Data point: The link between board composition and corporate misconduct has been borne out by research. A comprehensive meta-analysis covering almost 80,000 firms across 20+ countries found that the more independent a company’s board, the less likely the firm is to get entangled in corporate misconduct. Notably, having an independent audit committee (a subset of the board focused on financial oversight) was identified as the strongest safeguard against fraud and wrongdoing.
Global regulators have acted on such findings. Many countries now mandate a minimum level of board independence. For example, the United States, India, South Korea, and Hungary require that at least a majority of directors be independent outsiders, and Japan obliges companies with zero independent directors to explain themselves. These rules arose from hard lessons: in the wake of scandals at giants like Enron and WorldCom in the US, Siemens in Germany, or Toshiba and Olympus in Japan, it became clear that insular boards contributed to those failures. In fact, lack of an independent board was cited as a key factor enabling Volkswagen’s “Dieselgate” emissions scandal as VW’s board at the time was heavily influenced by insiders and political stakeholders who didn’t blow the whistle.
Case evidence: Consider the saga of WeWork, the office-sharing startup that imploded in 2019. WeWork’s charismatic founder-CEO, Adam Neumann, built an inner circle and the board was filled with his allies and major investors who were reluctant to cross him. The result? The board failed to rein in Neumann’s excesses from self-dealing to wildly unsustainable expansion until it was too late. As one governance analyst put it, “The only thing worse than a wrong CEO is a wrong CEO who goes unchecked by the board.” WeWork had both issues. The board did not contain enough independent voices with the spine to challenge Neumann, and that added up to disaster. By the time they intervened (ousting Neumann and scrambling to overhaul governance ahead of a failed IPO), billions in value had been destroyed.
How to measure: A straightforward metric is the percentage of board members who are independent under a strict definition (no employment history with the company, not related to founders, no major business ties). Even better, look at independence tenure: have they been on the board so long that they’ve gone native? And check if the board chair or lead director is independent. For example, if a company of 10 directors has 9 truly independent directors (90%) and an independent chair, that’s a very robust structure.
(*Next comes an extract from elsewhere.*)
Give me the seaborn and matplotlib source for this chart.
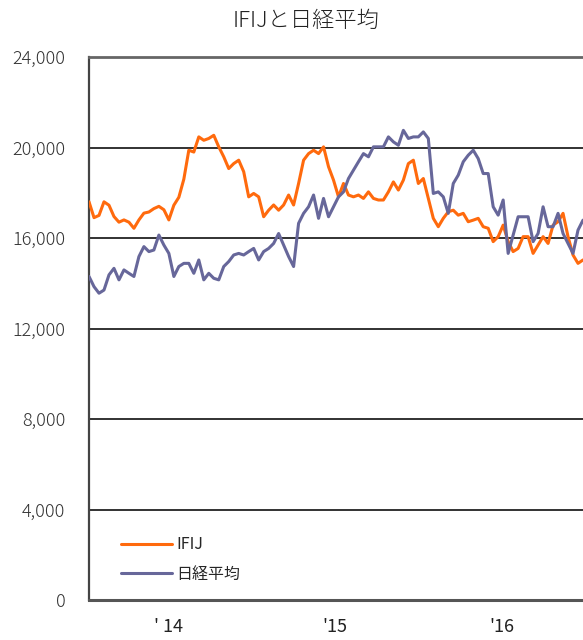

On the other hand, if out of 10 directors, 6 are buddies of the CEO or company insiders, that 60% independence is likely overstated (since true independence might effectively be lower).
This governance metric can’t be faked easily, since board member affiliations are public. It is a metric that, much like audited emissions, provides a clear signal: Is there proper oversight or not?
My take:
ESG shouldn’t be about feeling good or checking boxes, it should be about accountability and impact. In an ideal world, we wouldn’t need 80 different ESG data points to tell us if a company is responsible; we’d focus on the few that really move the needle.
If a firm can show verified emissions trending down, balanced retention across its workforce, and a truly independent board asking tough questions, you can bet it’s doing something right on sustainability, social responsibility, and ethics. Conversely, if all you see are glossy sustainability narratives without these hard metrics, be skeptical. Clarity beats quantity.
As ESG investing and reporting mature, my hope is that stakeholders zero in on clarity and truth over sheer volume of data. It’s time to evolve beyond lengthy checklists. By demanding a few honest numbers – numbers that can’t be fudged, we force companies to confront their real performance.
In short, when I scan an ESG report nowadays, I flip straight to these kind of metrics. Everything else is noise until proven otherwise. Want to adapt this approach for a specific sector (finance vs. manufacturing vs. tech)? Or layer in additional metrics like Scope 3 emissions or community impact once the basics are covered? By all means but get the core three right first. If we can do that, ESG might finally live up to its promise of driving meaningful change, rather than just generating glossy reports.
Sources: The insights and data above were drawn from a range of reports and studies, including MIT Sloan research on ESG data noise, the Center for Audit Quality’s analysis of S&P 500 sustainability assurance, a 2024 MIT study correlating third-party emissions verification with actual CO₂ reductions, a landmark corporate diversity turnover study, Google’s diversity report data, and a global meta-analysis on board independence and misconduct published in the Journal of Management, among others.